— start of DATASET EXCERPT —

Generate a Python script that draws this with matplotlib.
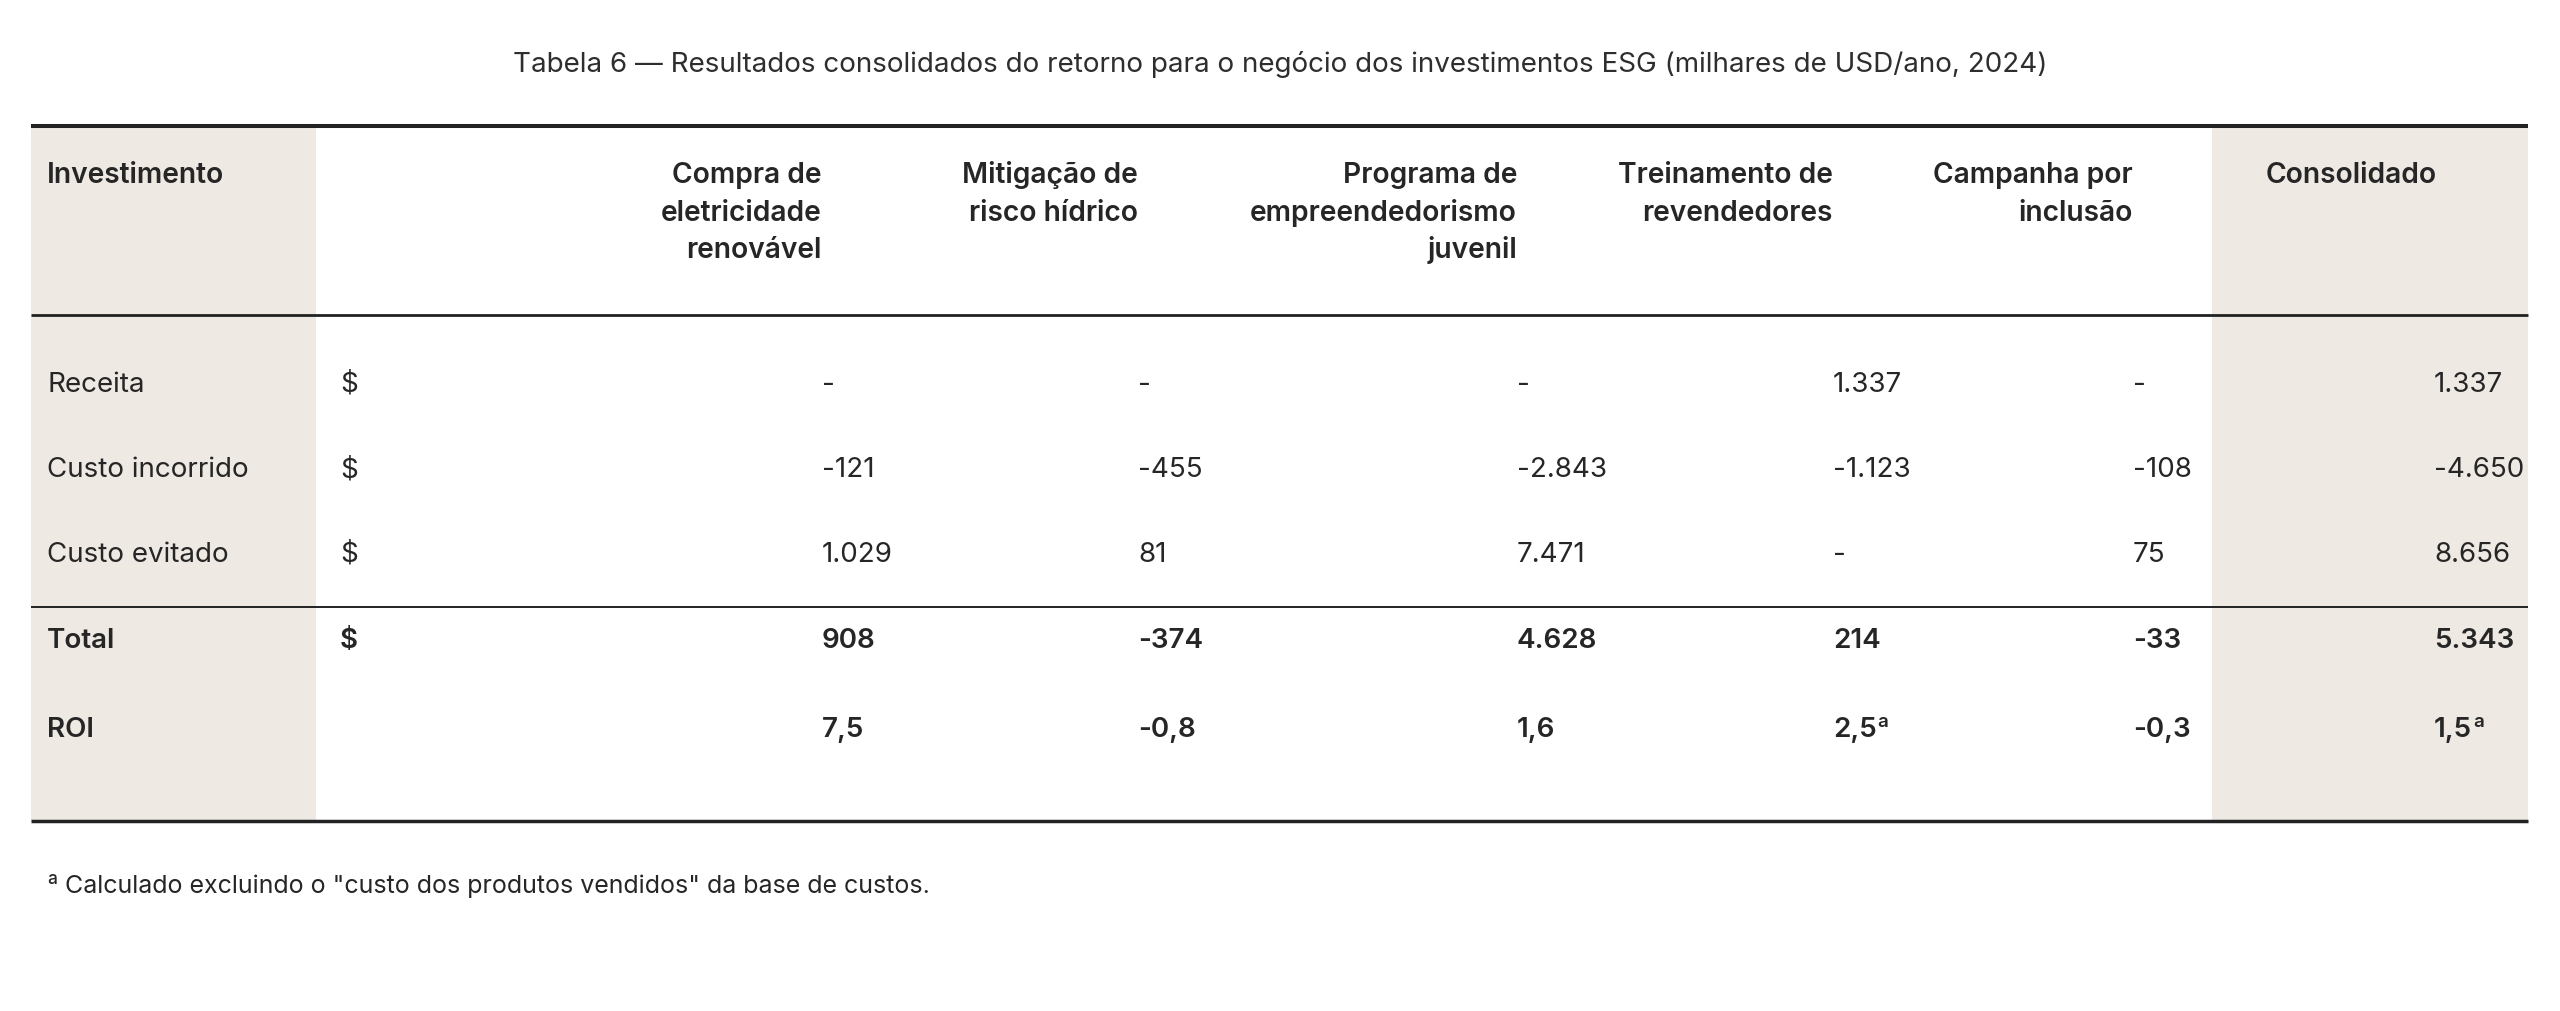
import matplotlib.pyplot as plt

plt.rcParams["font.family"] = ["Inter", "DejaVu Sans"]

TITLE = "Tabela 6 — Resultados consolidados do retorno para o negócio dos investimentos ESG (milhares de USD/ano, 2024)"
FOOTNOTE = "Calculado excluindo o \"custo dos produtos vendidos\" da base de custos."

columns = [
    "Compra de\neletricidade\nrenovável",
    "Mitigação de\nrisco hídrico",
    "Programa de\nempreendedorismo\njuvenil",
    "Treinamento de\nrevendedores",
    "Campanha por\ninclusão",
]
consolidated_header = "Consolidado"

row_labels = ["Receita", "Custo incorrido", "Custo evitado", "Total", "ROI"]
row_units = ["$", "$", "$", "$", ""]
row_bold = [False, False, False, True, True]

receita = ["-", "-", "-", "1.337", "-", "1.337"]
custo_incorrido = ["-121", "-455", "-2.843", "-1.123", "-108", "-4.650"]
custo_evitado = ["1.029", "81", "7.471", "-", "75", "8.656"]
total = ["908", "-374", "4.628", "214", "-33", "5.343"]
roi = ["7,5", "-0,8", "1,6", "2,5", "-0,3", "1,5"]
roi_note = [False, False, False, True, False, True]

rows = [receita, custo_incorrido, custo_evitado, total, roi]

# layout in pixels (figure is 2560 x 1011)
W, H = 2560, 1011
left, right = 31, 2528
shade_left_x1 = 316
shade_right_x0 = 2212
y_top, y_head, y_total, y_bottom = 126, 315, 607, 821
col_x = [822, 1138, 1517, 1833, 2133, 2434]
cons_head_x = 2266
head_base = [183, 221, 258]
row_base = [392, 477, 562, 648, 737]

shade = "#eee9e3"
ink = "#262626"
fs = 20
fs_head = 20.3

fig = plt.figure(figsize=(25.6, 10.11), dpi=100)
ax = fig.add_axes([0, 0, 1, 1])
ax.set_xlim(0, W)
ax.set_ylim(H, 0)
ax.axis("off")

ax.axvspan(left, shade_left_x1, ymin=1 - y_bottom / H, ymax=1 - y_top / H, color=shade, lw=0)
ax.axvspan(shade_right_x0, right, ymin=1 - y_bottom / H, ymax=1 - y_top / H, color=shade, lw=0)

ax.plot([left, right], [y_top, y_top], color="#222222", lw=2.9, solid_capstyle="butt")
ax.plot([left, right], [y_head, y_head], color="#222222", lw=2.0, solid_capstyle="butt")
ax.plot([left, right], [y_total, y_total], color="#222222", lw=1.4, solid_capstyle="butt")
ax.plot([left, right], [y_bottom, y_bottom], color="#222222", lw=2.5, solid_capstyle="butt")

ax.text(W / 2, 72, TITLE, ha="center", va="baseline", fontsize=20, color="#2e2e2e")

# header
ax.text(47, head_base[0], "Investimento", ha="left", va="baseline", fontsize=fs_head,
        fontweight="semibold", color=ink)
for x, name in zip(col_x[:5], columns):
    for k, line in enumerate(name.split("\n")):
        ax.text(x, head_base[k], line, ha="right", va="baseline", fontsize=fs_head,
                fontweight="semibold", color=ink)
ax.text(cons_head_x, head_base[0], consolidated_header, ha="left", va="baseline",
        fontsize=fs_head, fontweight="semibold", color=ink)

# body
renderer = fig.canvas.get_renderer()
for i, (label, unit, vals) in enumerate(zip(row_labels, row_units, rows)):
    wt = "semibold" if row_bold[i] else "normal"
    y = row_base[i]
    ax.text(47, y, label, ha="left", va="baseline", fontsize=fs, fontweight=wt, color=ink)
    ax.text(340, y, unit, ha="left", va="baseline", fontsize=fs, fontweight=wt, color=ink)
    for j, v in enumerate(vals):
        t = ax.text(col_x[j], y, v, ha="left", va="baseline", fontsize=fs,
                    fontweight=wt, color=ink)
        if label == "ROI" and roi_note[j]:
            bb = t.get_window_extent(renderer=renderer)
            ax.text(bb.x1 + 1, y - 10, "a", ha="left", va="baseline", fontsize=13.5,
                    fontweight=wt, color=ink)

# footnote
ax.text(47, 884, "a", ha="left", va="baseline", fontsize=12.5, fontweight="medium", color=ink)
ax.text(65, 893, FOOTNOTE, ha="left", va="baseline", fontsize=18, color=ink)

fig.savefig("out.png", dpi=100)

— end of DATASET EXCERPT —

_WHAT IS REQUIRED_. Leave out the pictures. Transcribe only the lines above, from the first through the one that contains "ax.axvspan(shade_right_x0, right, ymin=1".

_WRITTEN SOLUTION_.
Generate a Python script that draws this with matplotlib.
import matplotlib.pyplot as plt

plt.rcParams["font.family"] = ["Inter", "DejaVu Sans"]

TITLE = "Tabela 6 — Resultados consolidados do retorno para o negócio dos investimentos ESG (milhares de USD/ano, 2024)"
FOOTNOTE = "Calculado excluindo o \"custo dos produtos vendidos\" da base de custos."

columns = [
    "Compra de\neletricidade\nrenovável",
    "Mitigação de\nrisco hídrico",
    "Programa de\nempreendedorismo\njuvenil",
    "Treinamento de\nrevendedores",
    "Campanha por\ninclusão",
]
consolidated_header = "Consolidado"

row_labels = ["Receita", "Custo incorrido", "Custo evitado", "Total", "ROI"]
row_units = ["$", "$", "$", "$", ""]
row_bold = [False, False, False, True, True]

receita = ["-", "-", "-", "1.337", "-", "1.337"]
custo_incorrido = ["-121", "-455", "-2.843", "-1.123", "-108", "-4.650"]
custo_evitado = ["1.029", "81", "7.471", "-", "75", "8.656"]
total = ["908", "-374", "4.628", "214", "-33", "5.343"]
roi = ["7,5", "-0,8", "1,6", "2,5", "-0,3", "1,5"]
roi_note = [False, False, False, True, False, True]

rows = [receita, custo_incorrido, custo_evitado, total, roi]

# layout in pixels (figure is 2560 x 1011)
W, H = 2560, 1011
left, right = 31, 2528
shade_left_x1 = 316
shade_right_x0 = 2212
y_top, y_head, y_total, y_bottom = 126, 315, 607, 821
col_x = [822, 1138, 1517, 1833, 2133, 2434]
cons_head_x = 2266
head_base = [183, 221, 258]
row_base = [392, 477, 562, 648, 737]

shade = "#eee9e3"
ink = "#262626"
fs = 20
fs_head = 20.3

fig = plt.figure(figsize=(25.6, 10.11), dpi=100)
ax = fig.add_axes([0, 0, 1, 1])
ax.set_xlim(0, W)
ax.set_ylim(H, 0)
ax.axis("off")

ax.axvspan(left, shade_left_x1, ymin=1 - y_bottom / H, ymax=1 - y_top / H, color=shade, lw=0)
ax.axvspan(shade_right_x0, right, ymin=1 - y_bottom / H, ymax=1 - y_top / H, color=shade, lw=0)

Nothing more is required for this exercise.